▶ **WORK INSTRUCTIONS**
Skip the pictures. Set down, word for word, the lines from the start of the material up to and including the line with "const values = [19, 38, 66, 73];".

BEGIN

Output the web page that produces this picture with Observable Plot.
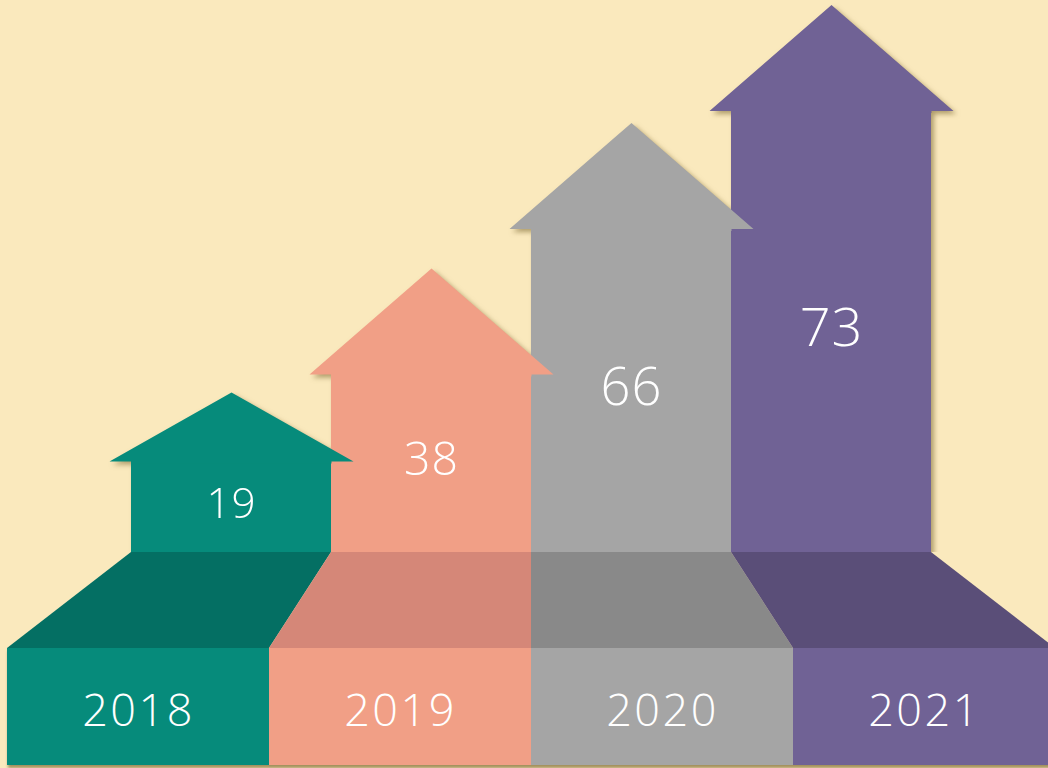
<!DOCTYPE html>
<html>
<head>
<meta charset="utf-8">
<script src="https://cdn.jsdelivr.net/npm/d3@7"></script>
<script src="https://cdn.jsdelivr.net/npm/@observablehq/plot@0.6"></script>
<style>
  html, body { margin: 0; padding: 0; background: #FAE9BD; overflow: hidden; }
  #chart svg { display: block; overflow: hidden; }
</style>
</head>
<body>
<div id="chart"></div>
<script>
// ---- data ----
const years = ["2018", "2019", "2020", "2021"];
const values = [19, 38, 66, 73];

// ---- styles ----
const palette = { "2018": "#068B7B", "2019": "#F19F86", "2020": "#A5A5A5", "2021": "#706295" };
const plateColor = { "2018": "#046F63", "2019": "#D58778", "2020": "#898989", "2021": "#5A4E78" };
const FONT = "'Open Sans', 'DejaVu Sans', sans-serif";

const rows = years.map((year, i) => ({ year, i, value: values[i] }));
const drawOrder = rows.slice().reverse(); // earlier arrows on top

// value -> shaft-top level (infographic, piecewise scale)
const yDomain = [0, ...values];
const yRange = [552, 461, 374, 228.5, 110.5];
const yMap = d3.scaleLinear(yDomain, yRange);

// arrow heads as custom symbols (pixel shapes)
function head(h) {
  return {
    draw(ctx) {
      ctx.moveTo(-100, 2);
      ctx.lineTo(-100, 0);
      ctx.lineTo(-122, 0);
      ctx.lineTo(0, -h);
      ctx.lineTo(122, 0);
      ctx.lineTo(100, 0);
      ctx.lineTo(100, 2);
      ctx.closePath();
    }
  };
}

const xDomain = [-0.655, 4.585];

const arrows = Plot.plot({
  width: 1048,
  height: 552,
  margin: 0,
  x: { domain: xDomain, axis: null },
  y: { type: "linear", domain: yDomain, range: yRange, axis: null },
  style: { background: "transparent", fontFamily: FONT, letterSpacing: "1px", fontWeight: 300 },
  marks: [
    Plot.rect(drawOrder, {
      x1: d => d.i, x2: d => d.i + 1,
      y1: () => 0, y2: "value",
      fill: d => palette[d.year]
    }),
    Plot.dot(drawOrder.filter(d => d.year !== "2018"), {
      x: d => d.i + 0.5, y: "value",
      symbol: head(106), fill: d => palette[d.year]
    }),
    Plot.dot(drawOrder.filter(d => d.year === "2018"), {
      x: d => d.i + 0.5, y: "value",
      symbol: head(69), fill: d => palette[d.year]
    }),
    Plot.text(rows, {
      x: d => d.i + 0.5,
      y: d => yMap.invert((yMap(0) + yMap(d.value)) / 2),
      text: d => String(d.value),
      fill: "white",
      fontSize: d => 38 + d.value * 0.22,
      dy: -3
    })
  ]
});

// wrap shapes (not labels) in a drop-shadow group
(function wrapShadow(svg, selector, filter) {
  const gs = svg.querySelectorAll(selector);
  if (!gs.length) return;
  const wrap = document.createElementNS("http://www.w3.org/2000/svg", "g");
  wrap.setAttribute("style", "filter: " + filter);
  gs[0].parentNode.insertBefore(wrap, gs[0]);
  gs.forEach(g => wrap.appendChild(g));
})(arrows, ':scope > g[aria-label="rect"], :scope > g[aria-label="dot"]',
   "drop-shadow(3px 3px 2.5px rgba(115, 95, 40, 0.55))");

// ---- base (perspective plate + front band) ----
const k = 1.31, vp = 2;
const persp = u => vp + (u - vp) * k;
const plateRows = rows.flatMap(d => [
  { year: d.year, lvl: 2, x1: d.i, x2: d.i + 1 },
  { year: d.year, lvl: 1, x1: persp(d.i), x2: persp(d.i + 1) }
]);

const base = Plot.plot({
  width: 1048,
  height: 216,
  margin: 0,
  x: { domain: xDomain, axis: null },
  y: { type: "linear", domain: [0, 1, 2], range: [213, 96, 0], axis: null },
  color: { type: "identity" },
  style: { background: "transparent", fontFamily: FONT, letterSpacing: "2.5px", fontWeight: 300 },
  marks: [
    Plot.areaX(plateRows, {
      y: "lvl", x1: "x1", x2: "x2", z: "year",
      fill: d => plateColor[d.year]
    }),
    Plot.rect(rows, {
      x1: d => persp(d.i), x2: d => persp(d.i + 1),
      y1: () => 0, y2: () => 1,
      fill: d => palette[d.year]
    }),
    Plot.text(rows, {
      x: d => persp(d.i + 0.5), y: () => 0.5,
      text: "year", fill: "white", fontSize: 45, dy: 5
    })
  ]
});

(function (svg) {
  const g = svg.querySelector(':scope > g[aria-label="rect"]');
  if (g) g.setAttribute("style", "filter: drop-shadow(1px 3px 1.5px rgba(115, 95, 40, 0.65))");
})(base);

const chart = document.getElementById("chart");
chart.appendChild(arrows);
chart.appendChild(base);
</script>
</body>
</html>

END

▶ **ANSWER IN FULL**
Output the web page that produces this picture with Observable Plot.
<!DOCTYPE html>
<html>
<head>
<meta charset="utf-8">
<script src="https://cdn.jsdelivr.net/npm/d3@7"></script>
<script src="https://cdn.jsdelivr.net/npm/@observablehq/plot@0.6"></script>
<style>
  html, body { margin: 0; padding: 0; background: #FAE9BD; overflow: hidden; }
  #chart svg { display: block; overflow: hidden; }
</style>
</head>
<body>
<div id="chart"></div>
<script>
// ---- data ----
const years = ["2018", "2019", "2020", "2021"];
const values = [19, 38, 66, 73];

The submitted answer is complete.